▶ **Exercise directions**
Copy all lines below exactly as written. Leave pictures out.
++++ Material provided
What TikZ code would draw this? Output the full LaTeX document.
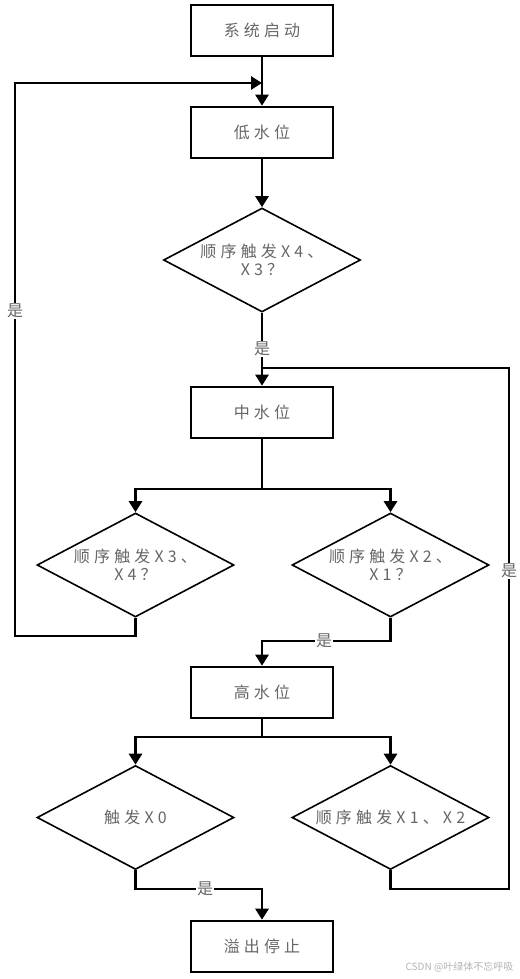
\documentclass[tikz,border=0pt]{standalone}
\usepackage{fontspec}
\usetikzlibrary{arrows.meta,shapes.geometric}
\newfontfamily\cjk[LetterSpace=26]{Noto Sans CJK SC}
\newfontfamily\cjkw{Noto Sans CJK SC}
\definecolor{txt}{HTML}{666666}
\definecolor{wm}{HTML}{B4B4B4}
\begin{document}
\begin{tikzpicture}[x=1pt,y=-1pt,
  font=\cjk\fontsize{16}{18}\selectfont,
  procbox/.style={draw=black,line width=2.6pt,minimum width=142pt,minimum height=51pt,inner sep=0pt,text=txt},
  decide/.style={draw=black,line width=1.6pt,diamond,aspect=1.875,minimum width=197pt,minimum height=104pt,inner sep=0pt,align=center,text=txt},
  conn/.style={line width=2.8pt},
  arr/.style={conn,-{Triangle[length=11pt,width=13pt]}},
  yes/.style={fill=white,inner sep=1pt,text=txt}]
\useasboundingbox (0,0) rectangle (519,979);
\fill[white] (0,0) rectangle (519,979);

\node[procbox] (s0) at (262,30.5) {系统启动};
\node[procbox] (n1) at (262,132.5) {低水位};
\node[decide] (d1) at (262,260) {顺序触发X4、\\X3？};
\node[procbox] (n2) at (262,412.5) {中水位};
\node[decide] (d2L) at (135.5,565) {顺序触发X3、\\X4？};
\node[decide] (d2R) at (390.5,565) {顺序触发X2、\\X1？};
\node[procbox] (n3) at (262,692.5) {高水位};
\node[decide] (d3L) at (135.5,817.5) {触发X0};
\node[decide] (d3R) at (390.5,817.5) {顺序触发X1、X2};
\node[procbox] (n4) at (262,946.5) {溢出停止};

\coordinate (m1) at (262,83);
\coordinate (lb) at (15,636);
\coordinate (m2) at (262,368);
\coordinate (rb) at (509,889);
\coordinate (b1) at (262,489);
\coordinate (c1) at (262,641);
\coordinate (b2) at (262,737);
\coordinate (c2) at (262,889);

\draw[arr] (s0.south) -- (n1.north);
\draw[arr] (d2L.south) |- (lb) |- (m1);
\draw[arr] (n1.south) -- (d1.north);
\draw[arr] (d1.south) -- (n2.north);
\draw[conn] (d3R.south) |- (rb) |- (m2);
\draw[conn] (n2.south) -- (b1);
\draw[arr] (b1) -| (d2L.north);
\draw[arr] (b1) -| (d2R.north);
\draw[arr] (d2R.south) |- (c1) -- (n3.north);
\draw[conn] (n3.south) -- (b2);
\draw[arr] (b2) -| (d3L.north);
\draw[arr] (b2) -| (d3R.north);
\draw[arr] (d3L.south) |- (c2) -- (n4.north);

\node[yes] (y1) at (15,311) {是};
\node[yes] (y2) at (262,349) {是};
\node[yes] (y3) at (509,571) {是};
\node[yes] (y4) at (324,641) {是};
\node[yes] (y5) at (205,889) {是};

\node[anchor=east,text=wm,font=\cjkw\fontsize{10}{12}\selectfont] (wmk) at (517,967) {CSDN @叶绿体不忘呼吸};
\end{tikzpicture}
\end{document}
++++++++
▶ **Solution**
What TikZ code would draw this? Output the full LaTeX document.
\documentclass[tikz,border=0pt]{standalone}
\usepackage{fontspec}
\usetikzlibrary{arrows.meta,shapes.geometric}
\newfontfamily\cjk[LetterSpace=26]{Noto Sans CJK SC}
\newfontfamily\cjkw{Noto Sans CJK SC}
\definecolor{txt}{HTML}{666666}
\definecolor{wm}{HTML}{B4B4B4}
\begin{document}
\begin{tikzpicture}[x=1pt,y=-1pt,
  font=\cjk\fontsize{16}{18}\selectfont,
  procbox/.style={draw=black,line width=2.6pt,minimum width=142pt,minimum height=51pt,inner sep=0pt,text=txt},
  decide/.style={draw=black,line width=1.6pt,diamond,aspect=1.875,minimum width=197pt,minimum height=104pt,inner sep=0pt,align=center,text=txt},
  conn/.style={line width=2.8pt},
  arr/.style={conn,-{Triangle[length=11pt,width=13pt]}},
  yes/.style={fill=white,inner sep=1pt,text=txt}]
\useasboundingbox (0,0) rectangle (519,979);
\fill[white] (0,0) rectangle (519,979);

\node[procbox] (s0) at (262,30.5) {系统启动};
\node[procbox] (n1) at (262,132.5) {低水位};
\node[decide] (d1) at (262,260) {顺序触发X4、\\X3？};
\node[procbox] (n2) at (262,412.5) {中水位};
\node[decide] (d2L) at (135.5,565) {顺序触发X3、\\X4？};
\node[decide] (d2R) at (390.5,565) {顺序触发X2、\\X1？};
\node[procbox] (n3) at (262,692.5) {高水位};
\node[decide] (d3L) at (135.5,817.5) {触发X0};
\node[decide] (d3R) at (390.5,817.5) {顺序触发X1、X2};
\node[procbox] (n4) at (262,946.5) {溢出停止};

\coordinate (m1) at (262,83);
\coordinate (lb) at (15,636);
\coordinate (m2) at (262,368);
\coordinate (rb) at (509,889);
\coordinate (b1) at (262,489);
\coordinate (c1) at (262,641);
\coordinate (b2) at (262,737);
\coordinate (c2) at (262,889);

\draw[arr] (s0.south) -- (n1.north);
\draw[arr] (d2L.south) |- (lb) |- (m1);
\draw[arr] (n1.south) -- (d1.north);
\draw[arr] (d1.south) -- (n2.north);
\draw[conn] (d3R.south) |- (rb) |- (m2);
\draw[conn] (n2.south) -- (b1);
\draw[arr] (b1) -| (d2L.north);
\draw[arr] (b1) -| (d2R.north);
\draw[arr] (d2R.south) |- (c1) -- (n3.north);
\draw[conn] (n3.south) -- (b2);
\draw[arr] (b2) -| (d3L.north);
\draw[arr] (b2) -| (d3R.north);
\draw[arr] (d3L.south) |- (c2) -- (n4.north);

\node[yes] (y1) at (15,311) {是};
\node[yes] (y2) at (262,349) {是};
\node[yes] (y3) at (509,571) {是};
\node[yes] (y4) at (324,641) {是};
\node[yes] (y5) at (205,889) {是};

\node[anchor=east,text=wm,font=\cjkw\fontsize{10}{12}\selectfont] (wmk) at (517,967) {CSDN @叶绿体不忘呼吸};
\end{tikzpicture}
\end{document}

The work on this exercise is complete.